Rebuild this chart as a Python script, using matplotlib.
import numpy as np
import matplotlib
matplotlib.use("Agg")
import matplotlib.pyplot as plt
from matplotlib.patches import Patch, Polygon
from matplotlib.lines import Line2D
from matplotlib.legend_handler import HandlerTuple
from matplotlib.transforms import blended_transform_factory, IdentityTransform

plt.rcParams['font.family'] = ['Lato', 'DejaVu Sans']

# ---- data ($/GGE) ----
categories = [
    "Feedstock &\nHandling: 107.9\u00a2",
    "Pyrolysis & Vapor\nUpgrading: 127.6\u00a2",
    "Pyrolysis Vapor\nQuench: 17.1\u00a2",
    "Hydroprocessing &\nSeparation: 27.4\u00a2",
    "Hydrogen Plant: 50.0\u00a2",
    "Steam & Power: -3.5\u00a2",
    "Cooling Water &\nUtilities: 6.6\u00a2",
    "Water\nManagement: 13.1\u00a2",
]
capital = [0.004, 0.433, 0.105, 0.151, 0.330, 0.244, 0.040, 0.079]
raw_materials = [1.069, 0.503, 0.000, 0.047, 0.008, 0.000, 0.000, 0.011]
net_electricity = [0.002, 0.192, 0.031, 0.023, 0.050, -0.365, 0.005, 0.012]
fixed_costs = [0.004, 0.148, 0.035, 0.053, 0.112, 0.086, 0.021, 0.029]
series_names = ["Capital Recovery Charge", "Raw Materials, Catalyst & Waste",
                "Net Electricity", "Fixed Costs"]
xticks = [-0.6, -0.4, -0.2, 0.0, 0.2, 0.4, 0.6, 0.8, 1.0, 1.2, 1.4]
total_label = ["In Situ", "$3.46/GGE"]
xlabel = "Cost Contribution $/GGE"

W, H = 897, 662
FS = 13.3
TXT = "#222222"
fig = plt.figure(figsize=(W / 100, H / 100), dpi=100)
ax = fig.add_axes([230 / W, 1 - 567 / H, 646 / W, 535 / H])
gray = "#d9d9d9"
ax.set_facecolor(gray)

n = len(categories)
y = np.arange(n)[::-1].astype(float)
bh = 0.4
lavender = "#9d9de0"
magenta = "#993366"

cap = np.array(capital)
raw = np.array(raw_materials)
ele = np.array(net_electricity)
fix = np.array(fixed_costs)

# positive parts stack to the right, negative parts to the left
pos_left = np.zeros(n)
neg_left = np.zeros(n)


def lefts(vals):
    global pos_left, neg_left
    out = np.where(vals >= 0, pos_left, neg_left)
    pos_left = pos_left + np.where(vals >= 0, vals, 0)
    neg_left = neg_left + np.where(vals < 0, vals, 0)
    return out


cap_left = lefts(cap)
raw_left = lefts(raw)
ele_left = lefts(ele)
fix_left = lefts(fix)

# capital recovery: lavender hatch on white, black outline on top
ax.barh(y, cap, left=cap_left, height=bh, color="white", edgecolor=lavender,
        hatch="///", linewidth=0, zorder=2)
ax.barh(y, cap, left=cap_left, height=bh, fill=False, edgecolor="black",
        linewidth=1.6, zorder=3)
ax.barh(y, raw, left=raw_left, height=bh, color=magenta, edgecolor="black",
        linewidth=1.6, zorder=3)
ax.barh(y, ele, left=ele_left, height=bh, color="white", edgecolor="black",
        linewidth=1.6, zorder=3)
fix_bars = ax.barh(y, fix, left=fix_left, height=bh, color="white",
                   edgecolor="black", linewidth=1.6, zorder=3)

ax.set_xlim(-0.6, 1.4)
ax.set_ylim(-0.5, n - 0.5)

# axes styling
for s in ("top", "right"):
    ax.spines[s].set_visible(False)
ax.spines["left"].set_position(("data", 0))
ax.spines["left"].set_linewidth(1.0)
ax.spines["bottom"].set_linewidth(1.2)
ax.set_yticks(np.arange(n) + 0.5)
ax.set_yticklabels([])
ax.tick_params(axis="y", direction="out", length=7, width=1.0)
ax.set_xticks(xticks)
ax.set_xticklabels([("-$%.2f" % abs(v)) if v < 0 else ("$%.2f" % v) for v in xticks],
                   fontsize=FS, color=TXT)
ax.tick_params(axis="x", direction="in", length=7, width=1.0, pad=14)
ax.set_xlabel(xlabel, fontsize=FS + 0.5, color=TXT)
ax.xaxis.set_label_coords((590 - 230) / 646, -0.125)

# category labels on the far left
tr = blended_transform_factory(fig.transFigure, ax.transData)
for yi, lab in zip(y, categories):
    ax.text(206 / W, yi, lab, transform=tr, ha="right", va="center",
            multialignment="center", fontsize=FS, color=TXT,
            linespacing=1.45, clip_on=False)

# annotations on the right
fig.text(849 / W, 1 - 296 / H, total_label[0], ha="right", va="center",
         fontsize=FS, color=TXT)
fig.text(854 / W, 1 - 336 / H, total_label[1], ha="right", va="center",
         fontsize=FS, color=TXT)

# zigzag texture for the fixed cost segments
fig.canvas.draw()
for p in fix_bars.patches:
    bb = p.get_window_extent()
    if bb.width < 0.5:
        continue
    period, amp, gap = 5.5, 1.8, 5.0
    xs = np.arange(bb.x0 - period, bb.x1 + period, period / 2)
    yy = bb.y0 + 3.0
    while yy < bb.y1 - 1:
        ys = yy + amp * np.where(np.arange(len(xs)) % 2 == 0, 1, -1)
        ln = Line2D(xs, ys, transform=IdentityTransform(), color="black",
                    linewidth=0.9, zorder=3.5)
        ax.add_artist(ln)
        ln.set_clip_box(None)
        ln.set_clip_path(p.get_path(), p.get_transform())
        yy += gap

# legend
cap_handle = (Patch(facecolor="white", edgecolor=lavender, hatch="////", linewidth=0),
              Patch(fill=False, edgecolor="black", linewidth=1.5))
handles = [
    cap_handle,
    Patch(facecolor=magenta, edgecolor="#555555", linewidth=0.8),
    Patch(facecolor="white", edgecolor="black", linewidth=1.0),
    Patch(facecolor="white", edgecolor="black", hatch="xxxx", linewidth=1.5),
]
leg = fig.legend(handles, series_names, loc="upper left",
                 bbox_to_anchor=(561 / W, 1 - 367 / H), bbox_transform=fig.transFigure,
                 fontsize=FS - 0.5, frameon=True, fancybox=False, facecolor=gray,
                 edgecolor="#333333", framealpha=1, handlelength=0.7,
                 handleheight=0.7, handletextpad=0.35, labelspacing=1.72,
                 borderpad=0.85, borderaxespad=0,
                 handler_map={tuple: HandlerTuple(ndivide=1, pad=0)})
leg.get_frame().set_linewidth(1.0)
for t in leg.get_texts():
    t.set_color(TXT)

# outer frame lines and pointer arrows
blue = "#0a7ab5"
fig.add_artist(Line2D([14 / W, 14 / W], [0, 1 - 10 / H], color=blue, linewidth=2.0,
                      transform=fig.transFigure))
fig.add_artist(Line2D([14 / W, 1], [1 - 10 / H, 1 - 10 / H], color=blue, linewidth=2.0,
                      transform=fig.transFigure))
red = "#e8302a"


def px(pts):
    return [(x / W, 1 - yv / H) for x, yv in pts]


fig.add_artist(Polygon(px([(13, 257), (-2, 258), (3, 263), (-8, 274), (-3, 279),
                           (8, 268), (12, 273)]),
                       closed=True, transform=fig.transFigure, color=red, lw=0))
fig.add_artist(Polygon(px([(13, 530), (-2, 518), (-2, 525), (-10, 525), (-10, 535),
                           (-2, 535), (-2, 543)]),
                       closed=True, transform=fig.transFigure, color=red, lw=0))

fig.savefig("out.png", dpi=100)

■ The request ■
All of the data shown above must be copied exactly.

■ Solved exercise ■
Rebuild this chart as a Python script, using matplotlib.
import numpy as np
import matplotlib
matplotlib.use("Agg")
import matplotlib.pyplot as plt
from matplotlib.patches import Patch, Polygon
from matplotlib.lines import Line2D
from matplotlib.legend_handler import HandlerTuple
from matplotlib.transforms import blended_transform_factory, IdentityTransform

plt.rcParams['font.family'] = ['Lato', 'DejaVu Sans']

# ---- data ($/GGE) ----
categories = [
    "Feedstock &\nHandling: 107.9\u00a2",
    "Pyrolysis & Vapor\nUpgrading: 127.6\u00a2",
    "Pyrolysis Vapor\nQuench: 17.1\u00a2",
    "Hydroprocessing &\nSeparation: 27.4\u00a2",
    "Hydrogen Plant: 50.0\u00a2",
    "Steam & Power: -3.5\u00a2",
    "Cooling Water &\nUtilities: 6.6\u00a2",
    "Water\nManagement: 13.1\u00a2",
]
capital = [0.004, 0.433, 0.105, 0.151, 0.330, 0.244, 0.040, 0.079]
raw_materials = [1.069, 0.503, 0.000, 0.047, 0.008, 0.000, 0.000, 0.011]
net_electricity = [0.002, 0.192, 0.031, 0.023, 0.050, -0.365, 0.005, 0.012]
fixed_costs = [0.004, 0.148, 0.035, 0.053, 0.112, 0.086, 0.021, 0.029]
series_names = ["Capital Recovery Charge", "Raw Materials, Catalyst & Waste",
                "Net Electricity", "Fixed Costs"]
xticks = [-0.6, -0.4, -0.2, 0.0, 0.2, 0.4, 0.6, 0.8, 1.0, 1.2, 1.4]
total_label = ["In Situ", "$3.46/GGE"]
xlabel = "Cost Contribution $/GGE"

W, H = 897, 662
FS = 13.3
TXT = "#222222"
fig = plt.figure(figsize=(W / 100, H / 100), dpi=100)
ax = fig.add_axes([230 / W, 1 - 567 / H, 646 / W, 535 / H])
gray = "#d9d9d9"
ax.set_facecolor(gray)

n = len(categories)
y = np.arange(n)[::-1].astype(float)
bh = 0.4
lavender = "#9d9de0"
magenta = "#993366"

cap = np.array(capital)
raw = np.array(raw_materials)
ele = np.array(net_electricity)
fix = np.array(fixed_costs)

# positive parts stack to the right, negative parts to the left
pos_left = np.zeros(n)
neg_left = np.zeros(n)


def lefts(vals):
    global pos_left, neg_left
    out = np.where(vals >= 0, pos_left, neg_left)
    pos_left = pos_left + np.where(vals >= 0, vals, 0)
    neg_left = neg_left + np.where(vals < 0, vals, 0)
    return out


cap_left = lefts(cap)
raw_left = lefts(raw)
ele_left = lefts(ele)
fix_left = lefts(fix)

# capital recovery: lavender hatch on white, black outline on top
ax.barh(y, cap, left=cap_left, height=bh, color="white", edgecolor=lavender,
        hatch="///", linewidth=0, zorder=2)
ax.barh(y, cap, left=cap_left, height=bh, fill=False, edgecolor="black",
        linewidth=1.6, zorder=3)
ax.barh(y, raw, left=raw_left, height=bh, color=magenta, edgecolor="black",
        linewidth=1.6, zorder=3)
ax.barh(y, ele, left=ele_left, height=bh, color="white", edgecolor="black",
        linewidth=1.6, zorder=3)
fix_bars = ax.barh(y, fix, left=fix_left, height=bh, color="white",
                   edgecolor="black", linewidth=1.6, zorder=3)

ax.set_xlim(-0.6, 1.4)
ax.set_ylim(-0.5, n - 0.5)

# axes styling
for s in ("top", "right"):
    ax.spines[s].set_visible(False)
ax.spines["left"].set_position(("data", 0))
ax.spines["left"].set_linewidth(1.0)
ax.spines["bottom"].set_linewidth(1.2)
ax.set_yticks(np.arange(n) + 0.5)
ax.set_yticklabels([])
ax.tick_params(axis="y", direction="out", length=7, width=1.0)
ax.set_xticks(xticks)
ax.set_xticklabels([("-$%.2f" % abs(v)) if v < 0 else ("$%.2f" % v) for v in xticks],
                   fontsize=FS, color=TXT)
ax.tick_params(axis="x", direction="in", length=7, width=1.0, pad=14)
ax.set_xlabel(xlabel, fontsize=FS + 0.5, color=TXT)
ax.xaxis.set_label_coords((590 - 230) / 646, -0.125)

# category labels on the far left
tr = blended_transform_factory(fig.transFigure, ax.transData)
for yi, lab in zip(y, categories):
    ax.text(206 / W, yi, lab, transform=tr, ha="right", va="center",
            multialignment="center", fontsize=FS, color=TXT,
            linespacing=1.45, clip_on=False)

# annotations on the right
fig.text(849 / W, 1 - 296 / H, total_label[0], ha="right", va="center",
         fontsize=FS, color=TXT)
fig.text(854 / W, 1 - 336 / H, total_label[1], ha="right", va="center",
         fontsize=FS, color=TXT)

# zigzag texture for the fixed cost segments
fig.canvas.draw()
for p in fix_bars.patches:
    bb = p.get_window_extent()
    if bb.width < 0.5:
        continue
    period, amp, gap = 5.5, 1.8, 5.0
    xs = np.arange(bb.x0 - period, bb.x1 + period, period / 2)
    yy = bb.y0 + 3.0
    while yy < bb.y1 - 1:
        ys = yy + amp * np.where(np.arange(len(xs)) % 2 == 0, 1, -1)
        ln = Line2D(xs, ys, transform=IdentityTransform(), color="black",
                    linewidth=0.9, zorder=3.5)
        ax.add_artist(ln)
        ln.set_clip_box(None)
        ln.set_clip_path(p.get_path(), p.get_transform())
        yy += gap

# legend
cap_handle = (Patch(facecolor="white", edgecolor=lavender, hatch="////", linewidth=0),
              Patch(fill=False, edgecolor="black", linewidth=1.5))
handles = [
    cap_handle,
    Patch(facecolor=magenta, edgecolor="#555555", linewidth=0.8),
    Patch(facecolor="white", edgecolor="black", linewidth=1.0),
    Patch(facecolor="white", edgecolor="black", hatch="xxxx", linewidth=1.5),
]
leg = fig.legend(handles, series_names, loc="upper left",
                 bbox_to_anchor=(561 / W, 1 - 367 / H), bbox_transform=fig.transFigure,
                 fontsize=FS - 0.5, frameon=True, fancybox=False, facecolor=gray,
                 edgecolor="#333333", framealpha=1, handlelength=0.7,
                 handleheight=0.7, handletextpad=0.35, labelspacing=1.72,
                 borderpad=0.85, borderaxespad=0,
                 handler_map={tuple: HandlerTuple(ndivide=1, pad=0)})
leg.get_frame().set_linewidth(1.0)
for t in leg.get_texts():
    t.set_color(TXT)

# outer frame lines and pointer arrows
blue = "#0a7ab5"
fig.add_artist(Line2D([14 / W, 14 / W], [0, 1 - 10 / H], color=blue, linewidth=2.0,
                      transform=fig.transFigure))
fig.add_artist(Line2D([14 / W, 1], [1 - 10 / H, 1 - 10 / H], color=blue, linewidth=2.0,
                      transform=fig.transFigure))
red = "#e8302a"


def px(pts):
    return [(x / W, 1 - yv / H) for x, yv in pts]


fig.add_artist(Polygon(px([(13, 257), (-2, 258), (3, 263), (-8, 274), (-3, 279),
                           (8, 268), (12, 273)]),
                       closed=True, transform=fig.transFigure, color=red, lw=0))
fig.add_artist(Polygon(px([(13, 530), (-2, 518), (-2, 525), (-10, 525), (-10, 535),
                           (-2, 535), (-2, 543)]),
                       closed=True, transform=fig.transFigure, color=red, lw=0))

fig.savefig("out.png", dpi=100)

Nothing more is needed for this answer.